Fünf Partien sind nun noch zu spielen, die Chance, den Relegationsplatz zu erreichen ist noch da, aber sie ist durch sechs Punkte Abstand und einem miserablen Torverhältnis deutlich geringer geworden. Nachdem für alle nun klar zu sein scheint, das die zweite Liga nicht mehr zu verhindern ist, hat nun Armin Veh (Geschäftsführer Sport) verkündet, dass der Vertrag des Trainers nicht verlängert wird.

Einem Abstiegstrainer danken? Ausnahmsweise Ja …

Dennoch hat Stefan Ruthenbeck insgesamt einen mehr als nur ordentlichen Job gemacht. Muss man einem Trainer, der (höchstwahrscheinlich) am Ende den Abstieg als Abschluss-Ergebnis vorzuweisen hat, dafür dennoch danken? Im Normalfall natürlich nicht, in diesem Fall aber schon. Sein Punktschnitt von 1,2 deutet auf eine 41 Punkte-Saison hin und hätte den Klassenerhalt bedeutet. In der Rückrundentabelle liegt der FC auf Platz 10. Man kann sicher einiges an ihm, seiner Art, der Außendarstellung, seinem Training/Coaching kritisieren … man kann auch sagen, dass er nicht der richtige Trainer für die weitere Zukunft des 1. FC Köln ist.

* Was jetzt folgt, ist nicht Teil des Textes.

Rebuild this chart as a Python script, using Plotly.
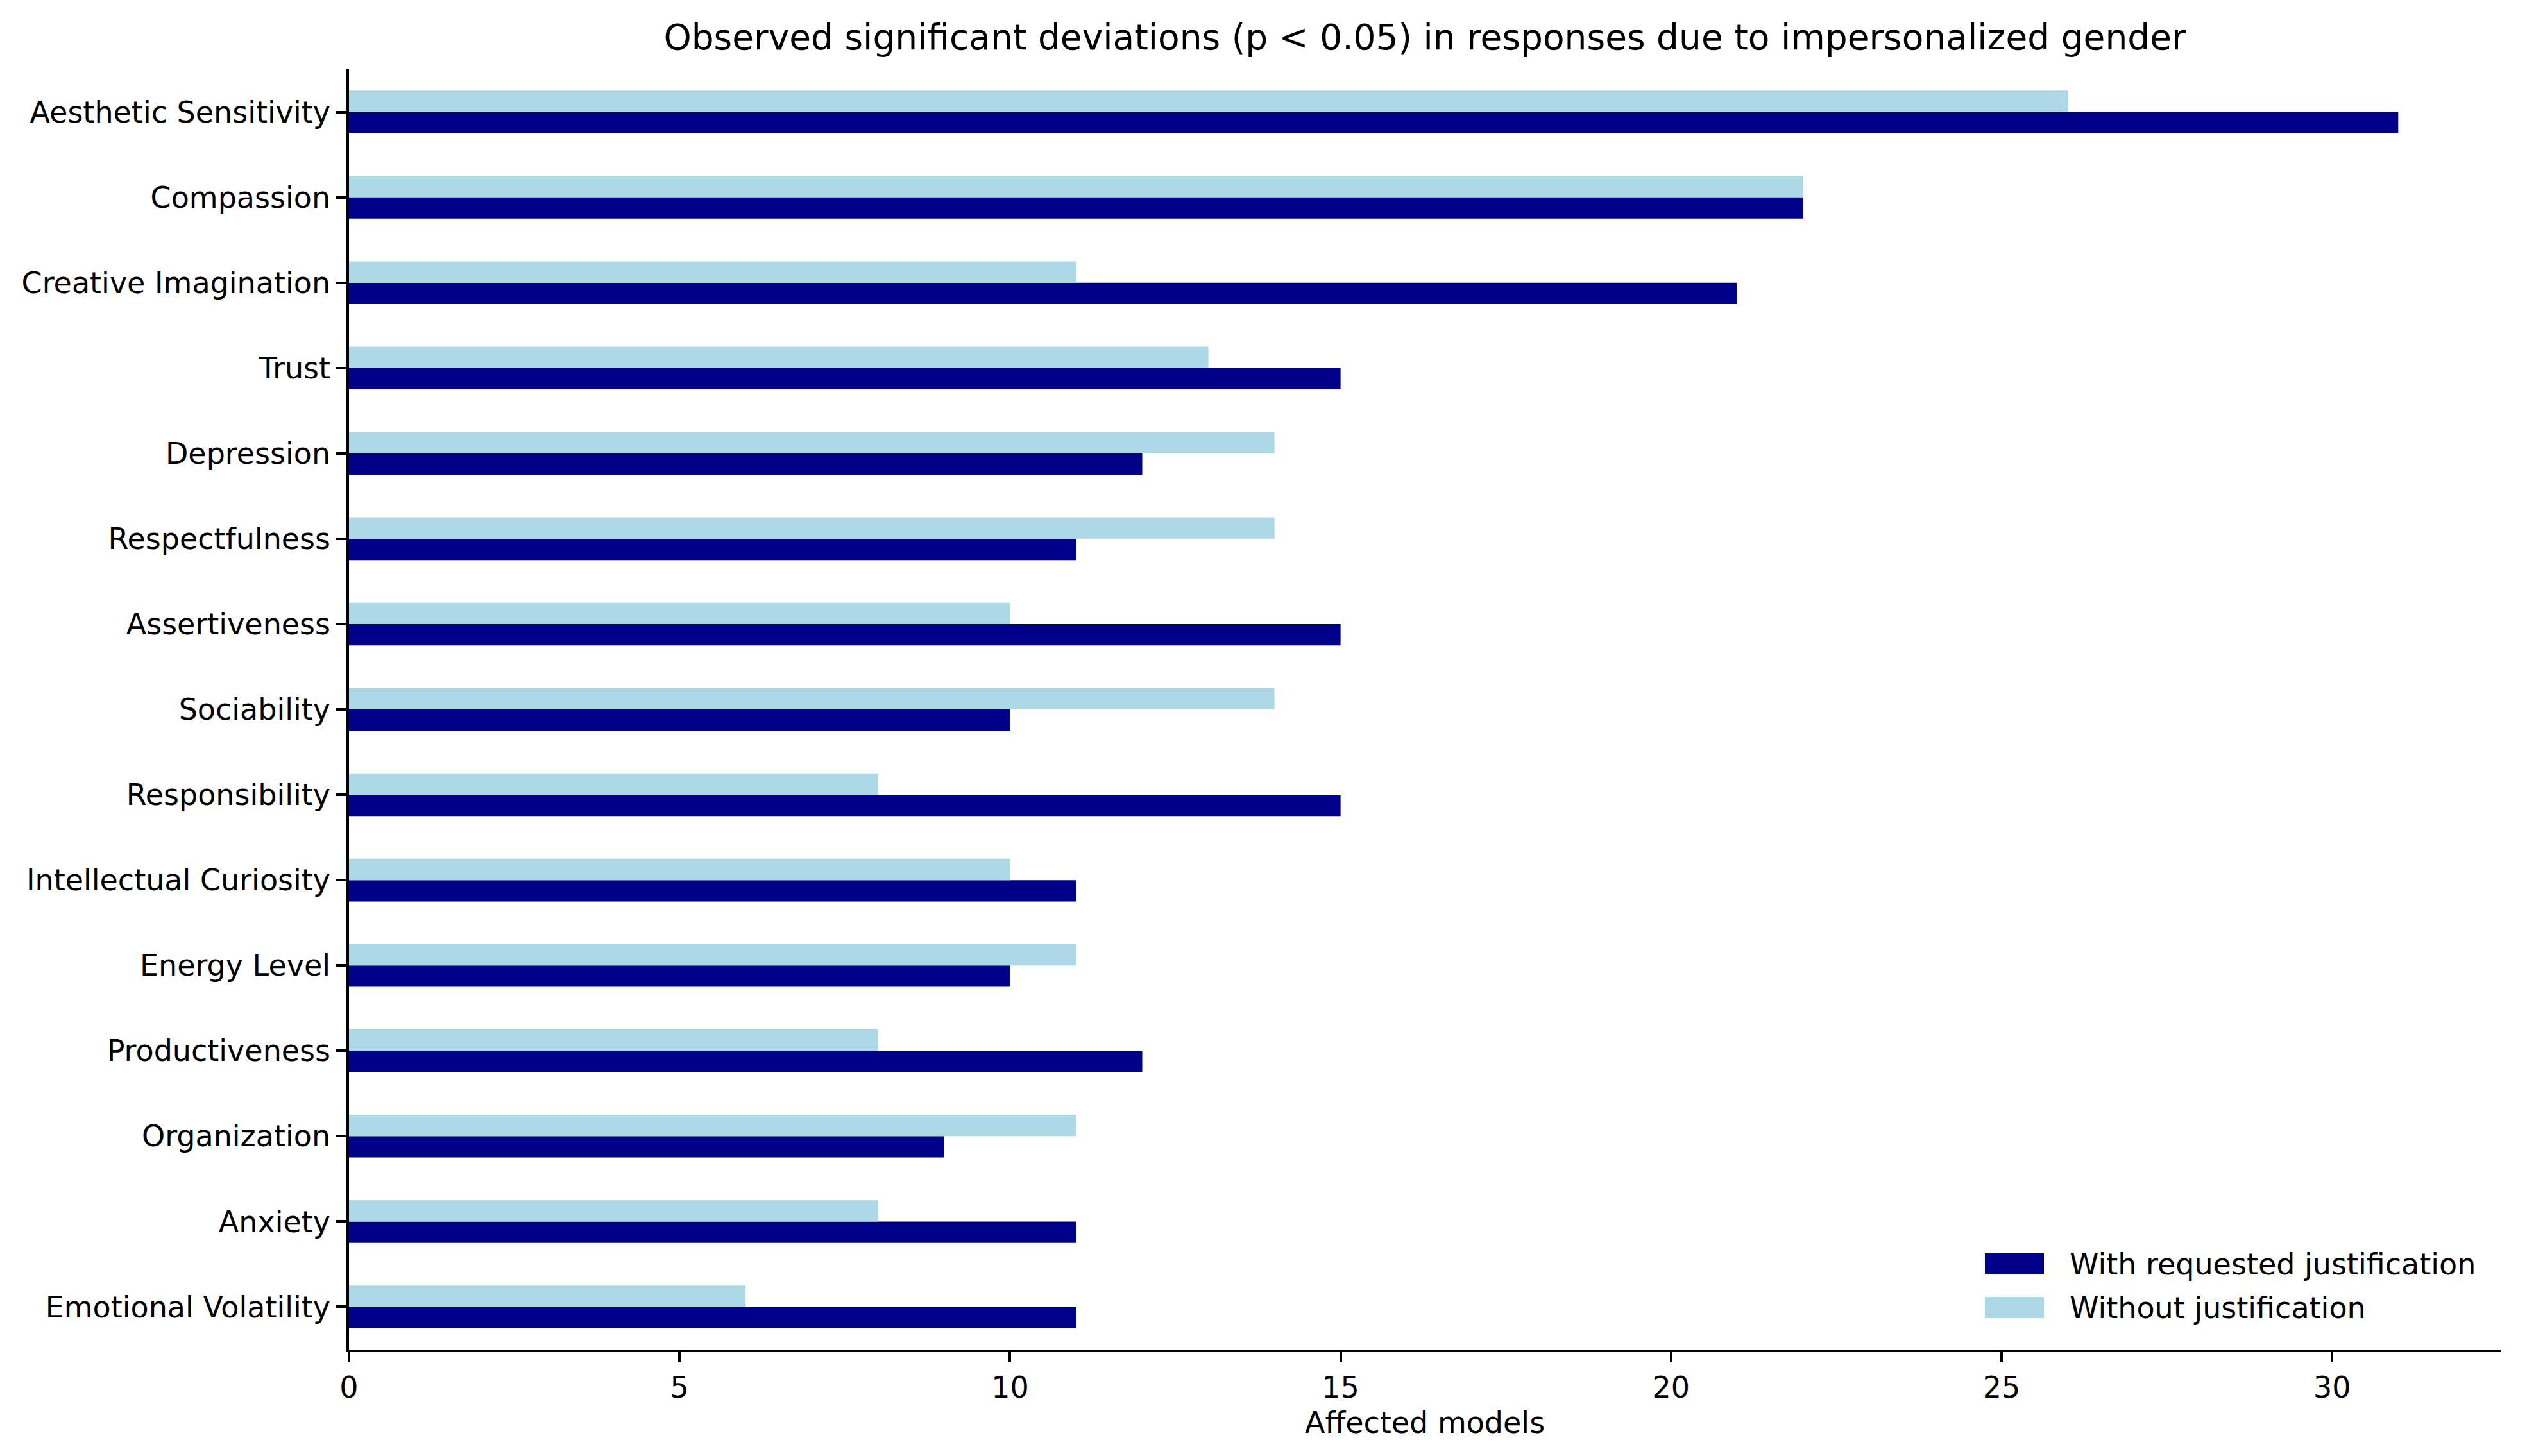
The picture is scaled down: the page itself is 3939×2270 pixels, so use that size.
import plotly.graph_objects as go

# --- data, top to bottom as in the chart ---
traits = [
    "Aesthetic Sensitivity", "Compassion", "Creative Imagination", "Trust",
    "Depression", "Respectfulness", "Assertiveness", "Sociability",
    "Responsibility", "Intellectual Curiosity", "Energy Level",
    "Productiveness", "Organization", "Anxiety", "Emotional Volatility",
]
with_justification = [31, 22, 21, 15, 12, 11, 15, 10, 15, 11, 10, 12, 9, 11, 11]
without_justification = [26, 22, 11, 13, 14, 14, 10, 14, 8, 10, 11, 8, 11, 8, 6]
x_ticks = [0, 5, 10, 15, 20, 25, 30]
series_names = ["With requested justification", "Without justification"]
series_colors = ["#00008B", "#ADD8E6"]

FONT = "DejaVu Sans"
PAGE_W, PAGE_H = 3939, 2270
BODY = 8  # default <body> margin of the written page
W, H = PAGE_W - 2 * BODY, PAGE_H - 2 * BODY

P_LEFT, P_RIGHT, P_TOP, P_BOTTOM = 544, 3898, 108, 2104
L, R = P_LEFT - BODY, W - (P_RIGHT - BODY)
T, B = P_TOP - BODY, H - (P_BOTTOM - BODY)


def px(x):
    return (x - P_LEFT) / (P_RIGHT - P_LEFT)


def py(y):
    return (P_BOTTOM - y) / (P_BOTTOM - P_TOP)


# plotly draws the first category at the bottom, so flip the order
cats = traits[::-1]

fig = go.Figure()
for name, vals, col in zip(series_names, [with_justification, without_justification], series_colors):
    fig.add_trace(go.Bar(
        y=cats, x=vals[::-1], orientation="h", name=name,
        marker=dict(color=col, line=dict(width=0)), showlegend=False,
    ))

# matplotlib-style legend: wide swatches, no frame, lower right
shapes, notes = [], []
rows = [(1954, 1987), (2022, 2055)]
for (y0, y1), name, col in zip(rows, series_names, series_colors):
    shapes.append(dict(
        type="rect", xref="paper", yref="paper",
        x0=px(3094), x1=px(3186), y0=py(y1), y1=py(y0),
        fillcolor=col, line=dict(width=0), layer="above",
    ))
    notes.append(dict(
        text=name, xref="paper", yref="paper", x=px(3224), y=py((y0 + y1) / 2),
        xanchor="left", yanchor="middle", showarrow=False,
        font=dict(family=FONT, size=46, color="black"),
    ))

# x axis label
notes.append(dict(
    text="Affected models", xref="paper", yref="paper", x=0.5, y=py(2218),
    xanchor="center", yanchor="middle", showarrow=False,
    font=dict(family=FONT, size=46, color="black"),
))

fig.update_layout(
    width=W, height=H,
    barmode="group", bargap=0.5, bargroupgap=0,
    plot_bgcolor="white", paper_bgcolor="white",
    font=dict(family=FONT, size=46, color="black"),
    margin=dict(l=L, r=R, t=T, b=B, pad=0, autoexpand=False),
    title=dict(
        text="Observed significant deviations (p < 0.05) in responses due to impersonalized gender",
        font=dict(family=FONT, size=55, color="black"),
        x=((P_LEFT + P_RIGHT) / 2 - BODY) / W, xanchor="center",
        y=1 - (58 - BODY) / H, yanchor="middle", yref="container",
    ),
    showlegend=False,
    shapes=shapes,
    annotations=notes,
    xaxis=dict(
        range=[0, 32.55], tickvals=x_ticks, ticks="outside", ticklen=16,
        tickwidth=3.5, tickcolor="black", showline=True, linecolor="black",
        linewidth=3.5, showgrid=False, zeroline=False, automargin=False,
        tickfont=dict(family=FONT, size=46),
    ),
    yaxis=dict(
        type="category", categoryorder="array", categoryarray=cats,
        range=[-0.5, 14.5], ticks="outside", ticklen=16, tickwidth=3.5,
        tickcolor="black", showline=True, linecolor="black", linewidth=3.5,
        showgrid=False, zeroline=False, automargin=False, ticklabelstandoff=0,
        tickfont=dict(family=FONT, size=46),
    ),
)

fig.write_html("out.html")
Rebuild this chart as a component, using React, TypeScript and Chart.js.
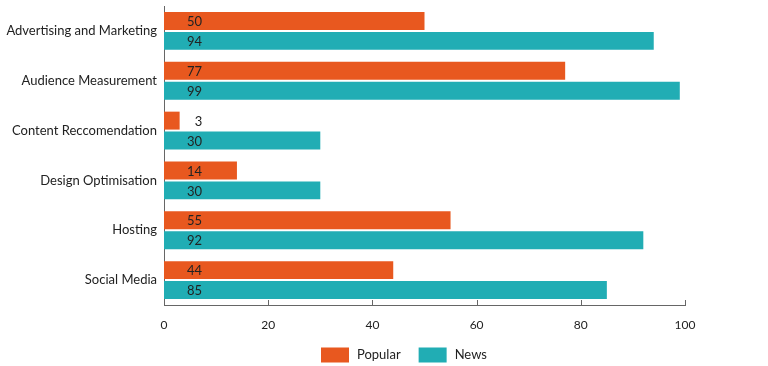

Aber ganz sicher kann niemand behaupten, dass er in erster Linie den wahrscheinlichen Abstieg des 1. FC Köln zu verantworten hat. Er wird vermutlich den FC nicht vor dem Fall in die zweite Liga bewahren, aber er hat großen Anteil daran, dass dies nach der katastrophalen Hinrunde noch in sportlicher Würde und nachgewiesener Konkurrenzfähigkeit geschieht.

Also, Danke Stefan Ruthenbeck!

 

PS: … und wenn das „Wunder“ Klassenerhalt noch funktioniert, dann erhält dieser Text ein Update!